**Stated goal**
In the records below, find the line containing "Clone this diagram in TikZ." and the line containing "-- ++(7.8,-3.9) -- ++(-3.8,-3.1)". Give again exactly those lines and every line between them, omitting the pictures.

**Task data**
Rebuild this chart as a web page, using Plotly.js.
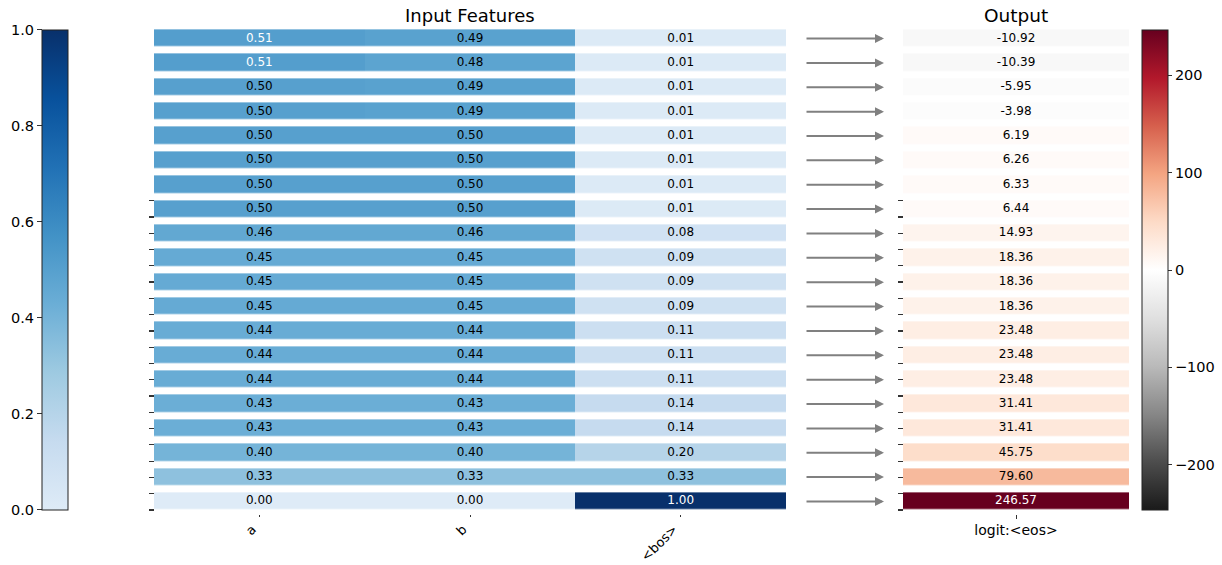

* * *

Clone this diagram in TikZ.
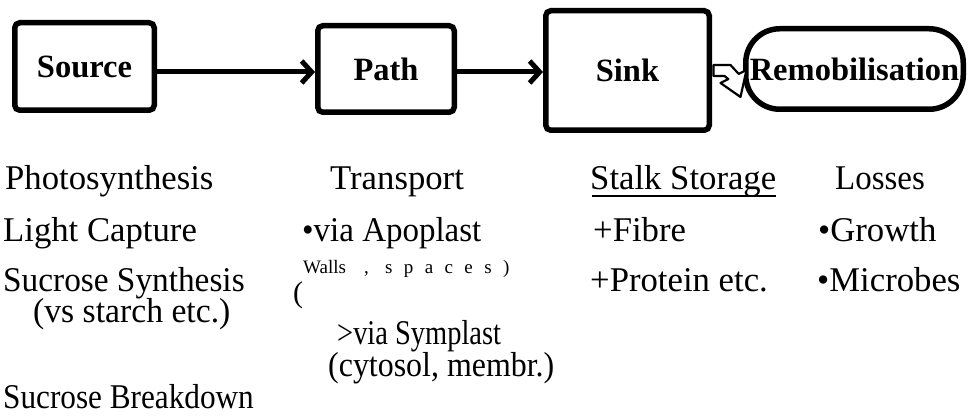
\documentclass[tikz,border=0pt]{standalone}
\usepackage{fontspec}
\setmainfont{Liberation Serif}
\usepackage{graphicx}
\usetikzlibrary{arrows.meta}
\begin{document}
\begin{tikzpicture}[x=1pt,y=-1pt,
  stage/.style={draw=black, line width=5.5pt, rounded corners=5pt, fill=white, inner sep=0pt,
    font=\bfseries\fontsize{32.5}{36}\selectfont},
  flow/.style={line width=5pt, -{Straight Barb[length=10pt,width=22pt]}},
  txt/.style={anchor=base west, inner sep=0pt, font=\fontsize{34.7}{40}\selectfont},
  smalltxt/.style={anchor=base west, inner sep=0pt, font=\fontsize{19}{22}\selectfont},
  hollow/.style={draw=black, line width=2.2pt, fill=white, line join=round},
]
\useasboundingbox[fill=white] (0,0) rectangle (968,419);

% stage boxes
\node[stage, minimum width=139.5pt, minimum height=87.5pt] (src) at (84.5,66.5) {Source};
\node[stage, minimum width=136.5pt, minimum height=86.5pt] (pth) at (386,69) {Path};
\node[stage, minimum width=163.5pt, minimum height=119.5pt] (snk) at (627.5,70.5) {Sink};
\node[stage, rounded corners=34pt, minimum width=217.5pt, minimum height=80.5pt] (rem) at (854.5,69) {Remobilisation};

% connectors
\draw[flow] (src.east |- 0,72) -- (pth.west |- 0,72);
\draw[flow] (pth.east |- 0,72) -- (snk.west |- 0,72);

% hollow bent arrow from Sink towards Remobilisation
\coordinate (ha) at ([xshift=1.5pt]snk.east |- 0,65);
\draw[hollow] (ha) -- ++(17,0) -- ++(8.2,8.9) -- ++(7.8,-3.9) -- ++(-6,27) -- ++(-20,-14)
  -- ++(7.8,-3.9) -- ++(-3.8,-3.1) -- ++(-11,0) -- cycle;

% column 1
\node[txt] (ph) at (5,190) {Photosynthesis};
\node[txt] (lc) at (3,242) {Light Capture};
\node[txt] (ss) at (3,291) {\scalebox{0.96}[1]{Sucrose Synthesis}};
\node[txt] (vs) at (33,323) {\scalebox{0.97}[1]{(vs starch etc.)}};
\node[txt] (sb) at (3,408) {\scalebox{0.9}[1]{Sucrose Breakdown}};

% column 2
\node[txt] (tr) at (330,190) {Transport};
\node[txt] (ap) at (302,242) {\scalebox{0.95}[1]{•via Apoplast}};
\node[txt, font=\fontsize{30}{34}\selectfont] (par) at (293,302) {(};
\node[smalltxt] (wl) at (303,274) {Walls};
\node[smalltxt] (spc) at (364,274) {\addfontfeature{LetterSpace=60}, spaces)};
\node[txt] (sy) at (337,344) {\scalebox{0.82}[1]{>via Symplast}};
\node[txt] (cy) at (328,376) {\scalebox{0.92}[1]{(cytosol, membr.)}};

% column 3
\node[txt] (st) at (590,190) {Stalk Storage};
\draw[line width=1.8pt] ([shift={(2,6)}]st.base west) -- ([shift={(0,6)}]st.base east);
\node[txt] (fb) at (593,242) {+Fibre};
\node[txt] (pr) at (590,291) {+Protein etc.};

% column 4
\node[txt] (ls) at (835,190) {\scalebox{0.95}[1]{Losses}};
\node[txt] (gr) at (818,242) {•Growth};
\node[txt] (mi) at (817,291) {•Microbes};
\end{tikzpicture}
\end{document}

---

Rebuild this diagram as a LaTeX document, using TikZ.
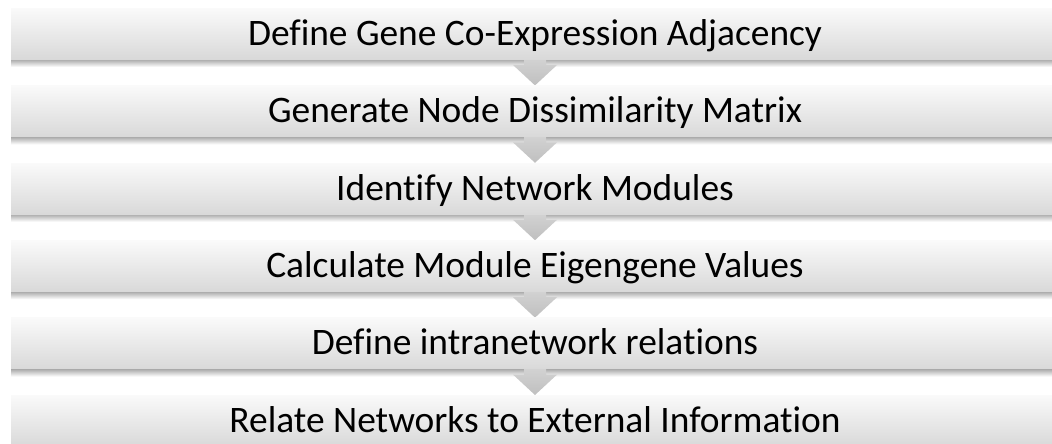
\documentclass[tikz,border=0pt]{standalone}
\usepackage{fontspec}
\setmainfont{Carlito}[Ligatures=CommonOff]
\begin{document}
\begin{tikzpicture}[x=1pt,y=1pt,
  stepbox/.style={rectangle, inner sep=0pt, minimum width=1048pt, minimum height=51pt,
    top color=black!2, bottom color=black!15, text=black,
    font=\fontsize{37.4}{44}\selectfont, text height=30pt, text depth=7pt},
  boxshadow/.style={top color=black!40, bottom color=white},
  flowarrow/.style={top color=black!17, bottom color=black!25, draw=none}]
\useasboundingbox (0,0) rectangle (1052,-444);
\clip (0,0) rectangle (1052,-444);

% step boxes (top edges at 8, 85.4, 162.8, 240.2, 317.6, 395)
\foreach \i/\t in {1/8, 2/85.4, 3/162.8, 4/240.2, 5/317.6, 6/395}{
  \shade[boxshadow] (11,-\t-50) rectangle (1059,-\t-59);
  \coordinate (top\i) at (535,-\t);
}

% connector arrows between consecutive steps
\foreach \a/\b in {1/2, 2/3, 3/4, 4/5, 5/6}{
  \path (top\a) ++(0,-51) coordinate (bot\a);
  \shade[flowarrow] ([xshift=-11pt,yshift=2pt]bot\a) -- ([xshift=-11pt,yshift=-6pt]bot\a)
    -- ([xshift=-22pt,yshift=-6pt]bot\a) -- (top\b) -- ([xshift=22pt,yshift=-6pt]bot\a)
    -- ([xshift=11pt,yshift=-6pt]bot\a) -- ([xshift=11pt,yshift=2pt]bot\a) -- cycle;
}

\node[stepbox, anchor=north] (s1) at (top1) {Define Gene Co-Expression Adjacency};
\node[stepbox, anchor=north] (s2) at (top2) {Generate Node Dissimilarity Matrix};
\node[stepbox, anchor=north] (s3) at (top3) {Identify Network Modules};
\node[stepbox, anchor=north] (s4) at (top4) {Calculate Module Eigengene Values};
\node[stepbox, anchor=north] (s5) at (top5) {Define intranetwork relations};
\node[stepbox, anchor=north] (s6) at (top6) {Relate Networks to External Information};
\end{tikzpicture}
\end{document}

**Complete answer**
Clone this diagram in TikZ.
\documentclass[tikz,border=0pt]{standalone}
\usepackage{fontspec}
\setmainfont{Liberation Serif}
\usepackage{graphicx}
\usetikzlibrary{arrows.meta}
\begin{document}
\begin{tikzpicture}[x=1pt,y=-1pt,
  stage/.style={draw=black, line width=5.5pt, rounded corners=5pt, fill=white, inner sep=0pt,
    font=\bfseries\fontsize{32.5}{36}\selectfont},
  flow/.style={line width=5pt, -{Straight Barb[length=10pt,width=22pt]}},
  txt/.style={anchor=base west, inner sep=0pt, font=\fontsize{34.7}{40}\selectfont},
  smalltxt/.style={anchor=base west, inner sep=0pt, font=\fontsize{19}{22}\selectfont},
  hollow/.style={draw=black, line width=2.2pt, fill=white, line join=round},
]
\useasboundingbox[fill=white] (0,0) rectangle (968,419);

% stage boxes
\node[stage, minimum width=139.5pt, minimum height=87.5pt] (src) at (84.5,66.5) {Source};
\node[stage, minimum width=136.5pt, minimum height=86.5pt] (pth) at (386,69) {Path};
\node[stage, minimum width=163.5pt, minimum height=119.5pt] (snk) at (627.5,70.5) {Sink};
\node[stage, rounded corners=34pt, minimum width=217.5pt, minimum height=80.5pt] (rem) at (854.5,69) {Remobilisation};

% connectors
\draw[flow] (src.east |- 0,72) -- (pth.west |- 0,72);
\draw[flow] (pth.east |- 0,72) -- (snk.west |- 0,72);

% hollow bent arrow from Sink towards Remobilisation
\coordinate (ha) at ([xshift=1.5pt]snk.east |- 0,65);
\draw[hollow] (ha) -- ++(17,0) -- ++(8.2,8.9) -- ++(7.8,-3.9) -- ++(-6,27) -- ++(-20,-14)
  -- ++(7.8,-3.9) -- ++(-3.8,-3.1) -- ++(-11,0) -- cycle;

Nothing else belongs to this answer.